## WHAT YOU NEED TO DO
Review the listing and copy each line that holds the word "this".

## MATERIAL SHOWN
________________________________________

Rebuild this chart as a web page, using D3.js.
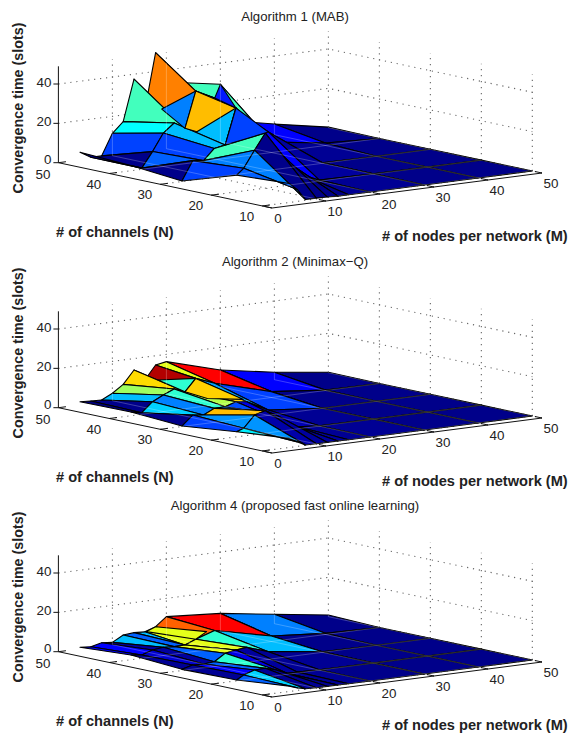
<!DOCTYPE html>
<html lang="en">

<head>
  <meta charset="UTF-8" />
  <title>convergence time surfaces</title>
  <script src="https://d3js.org/d3.v7.min.js"></script>
  <style>
    body { margin: 0; background: #fff; }
    text { font-family: "Liberation Sans", Arial, sans-serif; fill: #222; }
  </style>
</head>

<body>
  <svg id="svg"></svg>
</body>

<script>
  const channels = [50, 40, 30, 20, 10];
  const nodeTicks = [0, 10, 20, 30, 40, 50];
  const channelTicks = [10, 20, 30, 40, 50];
  const timeTicks = [0, 20, 40];

  // node counts sampled on each channel row (14 and 30 are listed twice, the surface has steps there)
  const nodes = [
    [4, 6, 8, 10, 12, 14, 16, 18, 20, 30, 30, 40, 50],
    [4, 6, 8, 10, 12, 14, 14, 16, 19.5, 30, 30, 40, 50],
    [4, 6, 8, 10, 12, 14, 14, 16, 20, 30, 30, 40, 50],
    [4.7, 6, 8, 10, 12, 14, 14, 16, 20, 30, 30, 40, 50],
    [5, 6.5, 8, 10, 12, 14, 14, 16, 20, 30, 30, 40, 50]
  ];

  const titles = ["Algorithm 1 (MAB)", "Algorithm 2 (Minimax\u2212Q)", "Algorithm 4 (proposed fast online learning)"];

  const time1 = [
    [3.9, .6, .6, 11.4, 16.6, 37.5, 21, 49.5, 33.9, 29.2, 11, 5.4, .3],
    [2.6, .6, 8.3, 17, 21.4, 18, 18, 36.2, 31.4, 5.3, 5.3, 1.3, 0],
    [.25, 9.9, 9.2, 14.7, 15.7, 33.8, 33.8, 27.5, 19.5, .3, .3, 0, 0],
    [8.5, 11.5, 20, 28, 19, 12, 12, 5.5, .5, .2, .2, 0, 0],
    [9.6, 6, .4, .4, .3, 0, 0, 0, 0, 0, 0, 0, 0]
  ];
  const time2 = [
    [1.6, 1.3, 1.1, 3.8, 7.6, 14.2, 8.4, 15.3, 16.3, 8.5, 8.5, 3.8, .2],
    [1.9, .8, 5.7, 8.4, 10.7, 8.6, 8.6, 14.7, 11, 3, 3, .2, 0],
    [.25, 5.1, 4.4, 7.1, 7.2, 9, 9, 8.3, 2.7, 0, 0, 0, 0],
    [2.6, 3.9, 9.9, 11.4, 8.5, 3.6, 3.6, 1.1, .2, 0, 0, 0, 0],
    [4.6, 2.3, .2, .1, .1, .1, .1, 0, 0, 0, 0, 0, 0]
  ];
  const time3 = [
    [.8, .4, 1.7, 1.2, 4.2, 4.7, 4.4, 6.3, 10.7, 8.8, 8.8, 4.8, .9],
    [2.4, 1.7, 3.5, 4.2, 3.8, 3.9, 3.9, 6.1, 9.3, 2.8, 2.8, .6, 0],
    [.6, 2.1, 1.9, 2.3, 5.9, 6.9, 6.9, 7.5, 3.9, .3, .3, 0, 0],
    [.4, 2.5, 4.3, 4.5, 2.9, .5, .5, .4, .2, 0, 0, 0, 0],
    [2.7, 1.3, .3, .1, .1, .1, .1, 0, 0, 0, 0, 0, 0]
  ];

  // colour level of each facet, 0..1 on the jet map
  const level1 = [
    [0, .01, .19, .375, .44, .44, .75, .75, .44, .01, .125, .01],
    [.01, .22, .19, .31, .31, .31, .69, .19, .125, .125, .02, .01],
    [.19, .25, .44, .19, .19, .19, .19, .125, .03, .03, .01, .01],
    [.22, .25, .01, .01, .01, .01, .01, .02, .02, .01, .01, .01]
  ];
  const level2 = [
    [0, .01, .31, .53, .66, .66, .95, .6, .875, .125, .125, .01],
    [.01, .33, .25, .42, .55, .55, .67, .28, .19, .19, .01, .01],
    [.19, .27, .69, .25, .2, .1, .1, .05, .02, .02, .01, .01],
    [.36, .27, .04, .03, .03, .03, .03, .02, .02, .01, .01, .01]
  ];
  const level3 = [
    [.125, .125, .03, .31, .22, .31, .6, .78, .875, .25, .25, .01],
    [.02, .08, .03, .22, .6, .6, .6, .42, .31, .31, .01, .01],
    [.02, .125, .22, .42, .1, .03, .03, .02, .02, .02, .01, .01],
    [.22, .33, .02, .02, .02, .02, .02, .02, .01, .01, .01, .01]
  ];

  // facets that overlap the grid cells: level, then [nodes, channels, time] corners
  const extra1 = [
    [.25, [9.7, 40, 29.3], [16, 40, 36.2], [14, 40, 18]],
    [.69, [14, 40, 18], [16, 40, 36.2], [14, 30, 33.8], [16.2, 40, 15.5]],
    [.15, [30, 50, 29.2], [14, 30, 33.8], [19.5, 40, 31.4]],
    [.19, [14, 30, 33.8], [20, 30, 19.5], [12, 30, 15.7]]
  ];
  const extra2 = [
    [.42, [9, 40, 16.4], [16, 40, 14.7], [14, 40, 8.6]],
    [.67, [14, 40, 8.6], [16, 40, 14.7], [15.3, 30, 9.8], [8.7, 30, 12.6]]
  ];
  const extra3 = [
    [.6, [16.3, 50, 4.4], [18, 50, 6.3], [18, 40, 9.3], [16, 40, 6.1]]
  ];

  const panels = [
    { title: titles[0], time: time1, level: level1, extra: extra1, dy: 0 },
    { title: titles[1], time: time2, level: level2, extra: extra2, dy: 245 },
    { title: titles[2], time: time3, level: level3, extra: extra3, dy: 489 }
  ];

  const width = 571;
  const height = 733;
  const svg = d3.select("#svg").attr("width", width).attr("height", height).style("display", "block");

  // oblique view of the box, one pair of scales per data axis
  const nodeMin = 0, nodeMax = 50, chanMin = 8.1, chanMax = 50, timeMax = 49;
  const nodeX = d3.scaleLinear().domain([nodeMin, nodeMax]).range([0, 270]);
  const nodeY = d3.scaleLinear().domain([nodeMin, nodeMax]).range([0, -35]);
  const chanX = d3.scaleLinear().domain([chanMax, chanMin]).range([58.4, 272]);
  const chanY = d3.scaleLinear().domain([chanMax, chanMin]).range([162.7, 208]);
  const timeY = d3.scaleLinear().domain([0, timeMax]).range([0, -96.4]);

  const jet = d3.scaleLinear()
    .domain([0, .125, .375, .625, .875, 1])
    .range(["#000080", "#0000ff", "#00ffff", "#ffff00", "#ff0000", "#800000"]);

  function project(p) {
    return [chanX(p[1]) + nodeX(p[0]), chanY(p[1]) + nodeY(p[0]) + timeY(p[2])];
  }

  const path = d3.line().x(d => d[0]).y(d => d[1]);

  function drawPanel(panel, index) {
    const g = svg.append("g").attr("transform", `translate(0, ${panel.dy})`);

    g.append("text")
      .attr("x", 295).attr("y", 21)
      .attr("text-anchor", "middle").attr("font-size", 13.2)
      .text(panel.title);

    // box grid behind the surface
    const wall = [];
    nodeTicks.slice(1).forEach(m => {
      wall.push([[m, chanMax, 0], [m, chanMax, timeMax]]);
      wall.push([[m, chanMin, 0], [m, chanMax, 0]]);
    });
    channelTicks.slice(0, -1).forEach(n => {
      wall.push([[nodeMax, n, 0], [nodeMax, n, timeMax]]);
      wall.push([[nodeMin, n, 0], [nodeMax, n, 0]]);
    });
    timeTicks.slice(1).forEach(t => {
      wall.push([[nodeMin, chanMax, t], [nodeMax, chanMax, t], [nodeMax, 10, t]]);
    });
    g.append("g").selectAll("path").data(wall).join("path")
      .attr("d", d => path(d.map(project)))
      .attr("fill", "none").attr("stroke", "#666")
      .attr("stroke-width", 1.1).attr("stroke-dasharray", "1.2 4.8");

    // facets, far corner first
    const faces = [];
    for (let r = 0; r < panel.level.length; r++) {
      for (let c = panel.level[r].length - 1; c >= 0; c--) {
        const corner = (i, j) => [nodes[i][j], channels[i], panel.time[i][j]];
        faces.push({
          level: panel.level[r][c],
          pts: [corner(r, c), corner(r, c + 1), corner(r + 1, c + 1), corner(r + 1, c)]
        });
      }
    }
    panel.extra.forEach(e => faces.push({ level: e[0], pts: e.slice(1) }));

    g.append("g").selectAll("path").data(faces).join("path")
      .attr("d", d => path(d.pts.map(project)) + "Z")
      .attr("fill", d => jet(d.level))
      .attr("stroke", "#000").attr("stroke-width", 1.1).attr("stroke-linejoin", "round");

    // the box grid shows faintly through the surface
    const clipId = "surface" + index;
    g.append("clipPath").attr("id", clipId).selectAll("path").data(faces).join("path")
      .attr("d", d => path(d.pts.map(project)) + "Z");
    const through = wall.filter(d => d.length === 2);
    g.append("g").attr("clip-path", `url(#${clipId})`)
      .selectAll("path").data(through).join("path")
      .attr("d", d => path(d.map(project)))
      .attr("fill", "none").attr("stroke", "#fff")
      .attr("stroke-opacity", .3).attr("stroke-width", .8);

    // axes
    const axis = g.append("g").attr("fill", "none").attr("stroke", "#111").attr("stroke-width", 1);
    axis.append("path").attr("d", path([[nodeMin, chanMax, 0], [nodeMin, chanMax, timeMax]].map(project)));
    axis.append("path").attr("d", path([[nodeMin, chanMax, 0], [nodeMin, chanMin, 0], [nodeMax, chanMin, 0]].map(project)));
    timeTicks.forEach(t => {
      const p = project([nodeMin, chanMax, t]);
      axis.append("path").attr("d", path([[p[0] - 5, p[1]], [p[0], p[1]]]));
      g.append("text").attr("x", p[0] - 7).attr("y", p[1] + (t === 0 ? 1.5 : 3))
        .attr("text-anchor", "end").attr("font-size", 13.4).text(t);
    });
    channelTicks.forEach(n => {
      const p = project([nodeMin, n, 0]);
      const q = project([nodeMin + 1.4, n, 0]);
      axis.append("path").attr("d", path([p, q]));
      g.append("text").attr("x", p[0] - 15.5).attr("y", p[1] + (n === 50 ? 16.5 : 15))
        .attr("text-anchor", "middle").attr("font-size", 13.4).text(n);
    });
    nodeTicks.forEach(m => {
      const p = project([m, chanMin, 0]);
      const q = project([m, chanMin + 1.4, 0]);
      axis.append("path").attr("d", path([p, q]));
      g.append("text").attr("x", p[0] + (m === 0 ? 6 : 9)).attr("y", p[1] + 15)
        .attr("text-anchor", "middle").attr("font-size", 13.4).text(m);
    });

    g.append("text")
      .attr("transform", "translate(23, 108) rotate(-90)")
      .attr("text-anchor", "middle").attr("font-size", 14.3).attr("font-weight", "bold")
      .text("Convergence time (slots)");
    g.append("text").attr("x", 56).attr("y", 237)
      .attr("font-size", 14.6).attr("font-weight", "bold").text("# of channels (N)");
    g.append("text").attr("x", 382).attr("y", 241)
      .attr("font-size", 14.6).attr("font-weight", "bold").text("# of nodes per network (M)");
  }

  panels.forEach(drawPanel);
</script>

</html>
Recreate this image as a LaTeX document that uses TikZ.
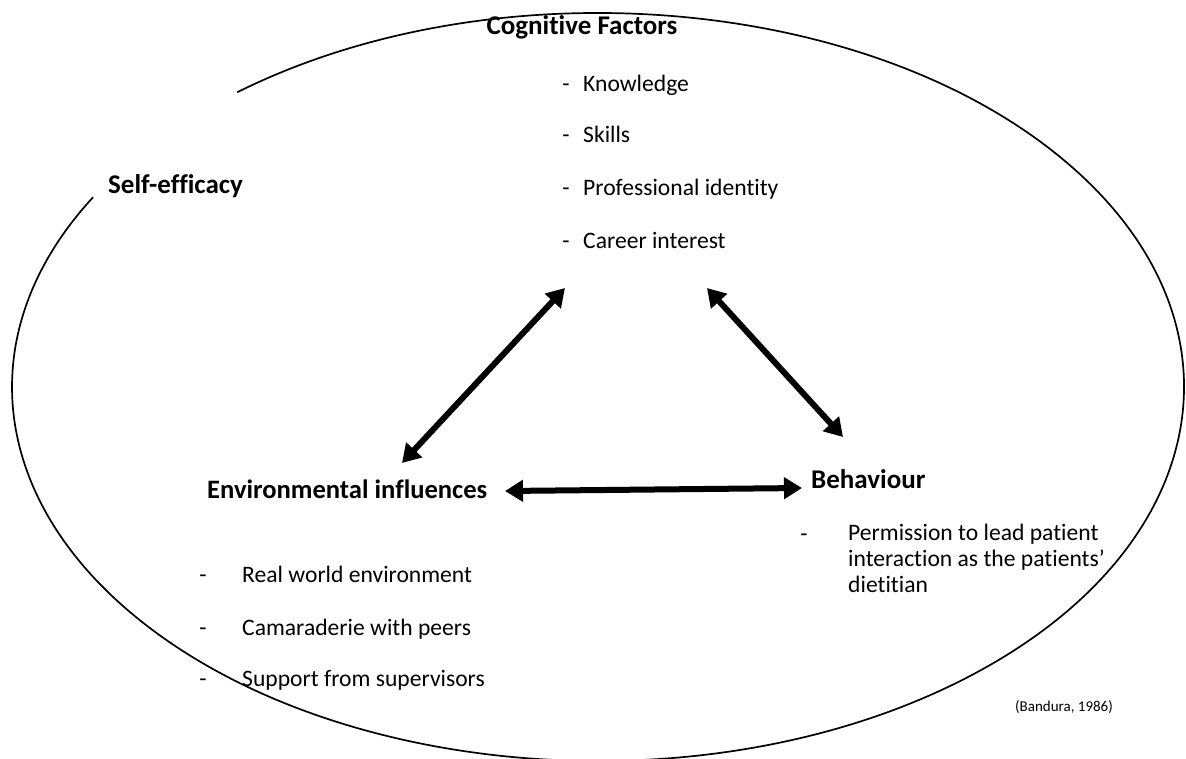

________________________________________

## CORRECT RESULT
Rebuild this chart as a web page, using D3.js.
Recreate this image as a LaTeX document that uses TikZ.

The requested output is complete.